** AVAILABLE DATA **
────────────────────────────────────────
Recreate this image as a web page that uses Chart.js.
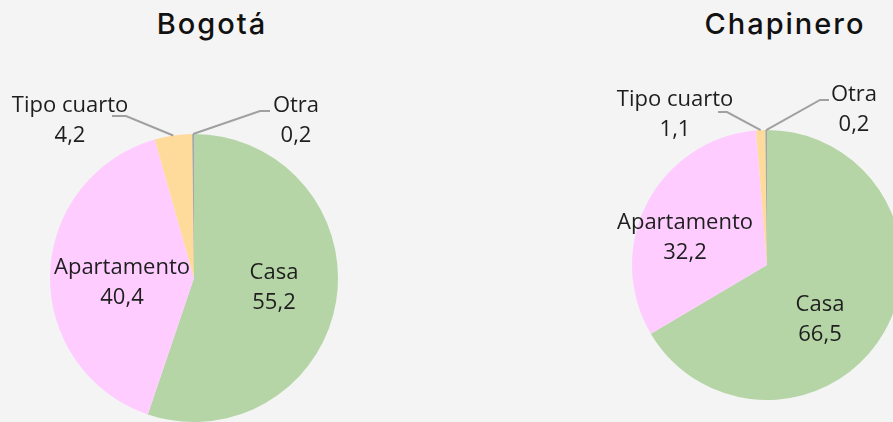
<!DOCTYPE html>
<html lang="es">
<head>
<meta charset="utf-8">
<script src="https://cdn.jsdelivr.net/npm/chart.js@4"></script>
<style>
  html, body { margin: 0; padding: 0; }
  body {
    width: 893px; height: 422px; overflow: hidden; position: relative;
    background: #f4f4f4;
  }
  .titulo {
    position: absolute; top: 9px; width: 300px; margin-left: -150px;
    text-align: center; font-family: Inter, sans-serif; font-weight: 500;
    font-size: 29px; line-height: 1; color: #111; letter-spacing: 2px;
  }
  canvas { position: absolute; top: 0; }
</style>
</head>
<body>
<div class="titulo" style="left:212px">Bogotá</div>
<div class="titulo" style="left:785px">Chapinero</div>
<canvas id="bogota" width="446" height="440" style="left:0"></canvas>
<canvas id="chapinero" width="500" height="440" style="left:446px"></canvas>
<script>
  const categorias = ['Casa', 'Apartamento', 'Tipo cuarto', 'Otra'];
  const valoresBogota = [55.2, 40.4, 4.2, 0.2];
  const valoresChapinero = [66.5, 32.2, 1.1, 0.2];
  const colores = ['#b5d5a6', '#ffccff', '#ffdb9b', '#a6a6a6'];

  // posicion de cada etiqueta respecto al centro del pie: [dx, dy]
  // y para las de afuera, el codo y el final de la linea guia
  const etiquetasBogota = [
    { dx: 80, dy: -5 },
    { dx: -72, dy: -10 },
    { dx: -124, dy: -172, codo: [-68, -162], fin: [-82, -162] },
    { dx: 102, dy: -172, codo: [66, -167], fin: [76, -167] }
  ];
  const etiquetasChapinero = [
    { dx: 53, dy: 40 },
    { dx: -82, dy: -42 },
    { dx: -92, dy: -165, codo: [-40, -153], fin: [-49, -153] },
    { dx: 87, dy: -170, codo: [53, -165], fin: [62, -165] }
  ];

  const fmt = v => v.toFixed(1).replace('.', ',');

  const etiquetasPlugin = {
    id: 'etiquetas',
    afterDatasetsDraw(chart, args, opts) {
      const ctx = chart.ctx;
      const arcs = chart.getDatasetMeta(0).data;
      const valores = chart.data.datasets[0].data;
      ctx.save();
      arcs.forEach((arc, i) => {
        const lay = opts.layout[i];
        const { x, y, startAngle, endAngle, outerRadius } = arc.getProps(['x', 'y', 'startAngle', 'endAngle', 'outerRadius'], true);
        if (lay.codo) {
          const mid = (startAngle + endAngle) / 2;
          ctx.strokeStyle = '#a0a0a0';
          ctx.lineWidth = 2;
          ctx.beginPath();
          ctx.moveTo(x + Math.cos(mid) * outerRadius, y + Math.sin(mid) * outerRadius);
          ctx.lineTo(x + lay.codo[0], y + lay.codo[1]);
          ctx.lineTo(x + lay.fin[0], y + lay.fin[1]);
          ctx.stroke();
        }
        ctx.fillStyle = '#1e1e1e';
        ctx.font = '22px "Open Sans"';
        ctx.textAlign = 'center';
        ctx.textBaseline = 'middle';
        ctx.fillText(chart.data.labels[i], x + lay.dx, y + lay.dy);
        ctx.fillText(fmt(valores[i]), x + lay.dx, y + lay.dy + 30);
      });
      ctx.restore();
    }
  };

  function pie(id, valores, layout, padding) {
    return new Chart(document.getElementById(id), {
      type: 'pie',
      data: {
        labels: categorias,
        datasets: [{
          data: valores,
          backgroundColor: colores,
          borderWidth: 0
        }]
      },
      options: {
        responsive: false,
        animation: false,
        devicePixelRatio: 1,
        layout: { padding },
        plugins: {
          legend: { display: false },
          tooltip: { enabled: false },
          etiquetas: { layout }
        }
      },
      plugins: [etiquetasPlugin]
    });
  }

  document.fonts.load('22px "Open Sans"').then(() => {
    pie('bogota', valoresBogota, etiquetasBogota, { left: 50, right: 108, top: 134, bottom: 18 });
    pie('chapinero', valoresChapinero, etiquetasChapinero, { left: 186, right: 44, top: 130, bottom: 40 });
  });
</script>
</body>
</html>
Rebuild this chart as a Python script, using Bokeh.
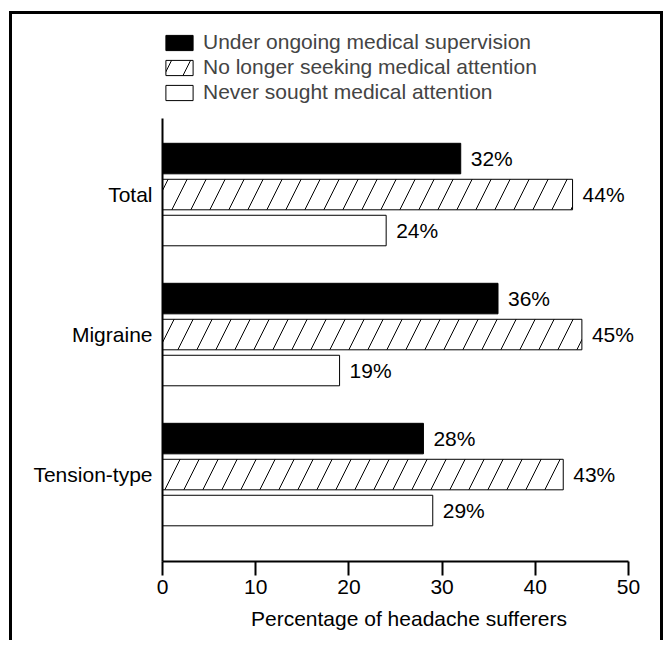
from bokeh.plotting import figure
from bokeh.models import Legend, LegendItem, FixedTicker, Range1d, InlineStyleSheet
from bokeh.core.properties import value
from bokeh.embed import file_html
from bokeh.resources import INLINE

categories = ["Total", "Migraine", "Tension-type"]
series = ["Under ongoing medical supervision",
          "No longer seeking medical attention",
          "Never sought medical attention"]
ongoing = [32, 36, 28]
no_longer = [44, 45, 43]
never = [24, 19, 29]
x_ticks = [0, 10, 20, 30, 40, 50]
x_title = "Percentage of headache sufferers"

FONT = "Liberation Sans"
FS = "21px"
n = len(categories)
pos = [n - i for i in range(n)]
off = 0.257
h = 0.218

p = figure(width=663, height=640, output_backend="svg", toolbar_location=None,
           x_range=Range1d(0, 52.9), y_range=Range1d(0.379, 4.286),
           min_border_left=162, min_border_right=8, min_border_top=14,
           min_border_bottom=79)
p.outline_line_color = None
p.xgrid.visible = False
p.ygrid.visible = False

y_top = [c + off for c in pos]
y_bot = [c - off for c in pos]

r1 = p.hbar(y=y_top, left=0, right=ongoing, height=h, fill_color="black",
            line_color="black", line_width=1)
r2 = p.hbar(y=pos, left=0, right=no_longer, height=h, fill_color="white",
            line_color="black", line_width=1, hatch_pattern="/",
            hatch_color="black", hatch_scale=38, hatch_weight=1)
r3 = p.hbar(y=y_bot, left=0, right=never, height=h, fill_color="white",
            line_color="black", line_width=1)

for vals, ys in ((ongoing, y_top), (no_longer, pos), (never, y_bot)):
    p.text(x=vals, y=ys, text=[f"{v}%" for v in vals], x_offset=10,
           text_baseline="middle", text_align="left",
           text_font=value(FONT), text_font_size=FS, text_color="black")

legend = Legend(items=[LegendItem(label=series[0], renderers=[r1]),
                       LegendItem(label=series[1], renderers=[r2]),
                       LegendItem(label=series[2], renderers=[r3])],
                location=(0, 457), padding=0, margin=0, spacing=1,
                glyph_width=34, glyph_height=19, label_height=19,
                label_standoff=7, label_text_font=FONT,
                label_text_font_size=FS, border_line_alpha=0,
                background_fill_alpha=0)
p.add_layout(legend)

xa = p.xaxis[0]
xa.ticker = FixedTicker(ticks=x_ticks)
xa.bounds = (0, 50)
xa.major_tick_out = 14
xa.major_tick_in = 0
xa.minor_tick_out = 0
xa.minor_tick_in = 0
xa.axis_line_width = 2
xa.major_tick_line_width = 2
xa.major_label_standoff = 4
xa.major_label_text_font = FONT
xa.major_label_text_font_size = FS
xa.major_label_text_color = "black"
xa.axis_label = x_title
xa.axis_label_text_font = FONT
xa.axis_label_text_font_size = FS
xa.axis_label_text_font_style = "normal"
xa.axis_label_text_color = "black"
xa.axis_label_standoff = 10

ya = p.yaxis[0]
ya.ticker = FixedTicker(ticks=pos)
ya.major_label_overrides = {c: lab for c, lab in zip(pos, categories)}
ya.bounds = (0.379, 3.543)
ya.major_tick_out = 0
ya.major_tick_in = 0
ya.minor_tick_out = 0
ya.minor_tick_in = 0
ya.axis_line_width = 2
ya.major_label_standoff = 10
ya.major_label_text_font = FONT
ya.major_label_text_font_size = FS
ya.major_label_text_color = "black"

p.stylesheets = [InlineStyleSheet(css="""
:host::after {
  content: '';
  position: absolute;
  left: 9px; top: 11px; right: 0px; bottom: 0px;
  border: 3px solid black;
  border-bottom: none;
  pointer-events: none;
  z-index: 10;
}
""")]

open("out.html", "w").write(file_html(p, INLINE))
────────────────────────────────────────
** STATED TASK **
Repeat the lines from where the entries begin to the line with "const fmt = v", both included. Any picture is left out.

** RESULT FOR THIS EXERCISE **
Recreate this image as a web page that uses Chart.js.
<!DOCTYPE html>
<html lang="es">
<head>
<meta charset="utf-8">
<script src="https://cdn.jsdelivr.net/npm/chart.js@4"></script>
<style>
  html, body { margin: 0; padding: 0; }
  body {
    width: 893px; height: 422px; overflow: hidden; position: relative;
    background: #f4f4f4;
  }
  .titulo {
    position: absolute; top: 9px; width: 300px; margin-left: -150px;
    text-align: center; font-family: Inter, sans-serif; font-weight: 500;
    font-size: 29px; line-height: 1; color: #111; letter-spacing: 2px;
  }
  canvas { position: absolute; top: 0; }
</style>
</head>
<body>
<div class="titulo" style="left:212px">Bogotá</div>
<div class="titulo" style="left:785px">Chapinero</div>
<canvas id="bogota" width="446" height="440" style="left:0"></canvas>
<canvas id="chapinero" width="500" height="440" style="left:446px"></canvas>
<script>
  const categorias = ['Casa', 'Apartamento', 'Tipo cuarto', 'Otra'];
  const valoresBogota = [55.2, 40.4, 4.2, 0.2];
  const valoresChapinero = [66.5, 32.2, 1.1, 0.2];
  const colores = ['#b5d5a6', '#ffccff', '#ffdb9b', '#a6a6a6'];

  // posicion de cada etiqueta respecto al centro del pie: [dx, dy]
  // y para las de afuera, el codo y el final de la linea guia
  const etiquetasBogota = [
    { dx: 80, dy: -5 },
    { dx: -72, dy: -10 },
    { dx: -124, dy: -172, codo: [-68, -162], fin: [-82, -162] },
    { dx: 102, dy: -172, codo: [66, -167], fin: [76, -167] }
  ];
  const etiquetasChapinero = [
    { dx: 53, dy: 40 },
    { dx: -82, dy: -42 },
    { dx: -92, dy: -165, codo: [-40, -153], fin: [-49, -153] },
    { dx: 87, dy: -170, codo: [53, -165], fin: [62, -165] }
  ];

  const fmt = v => v.toFixed(1).replace('.', ',');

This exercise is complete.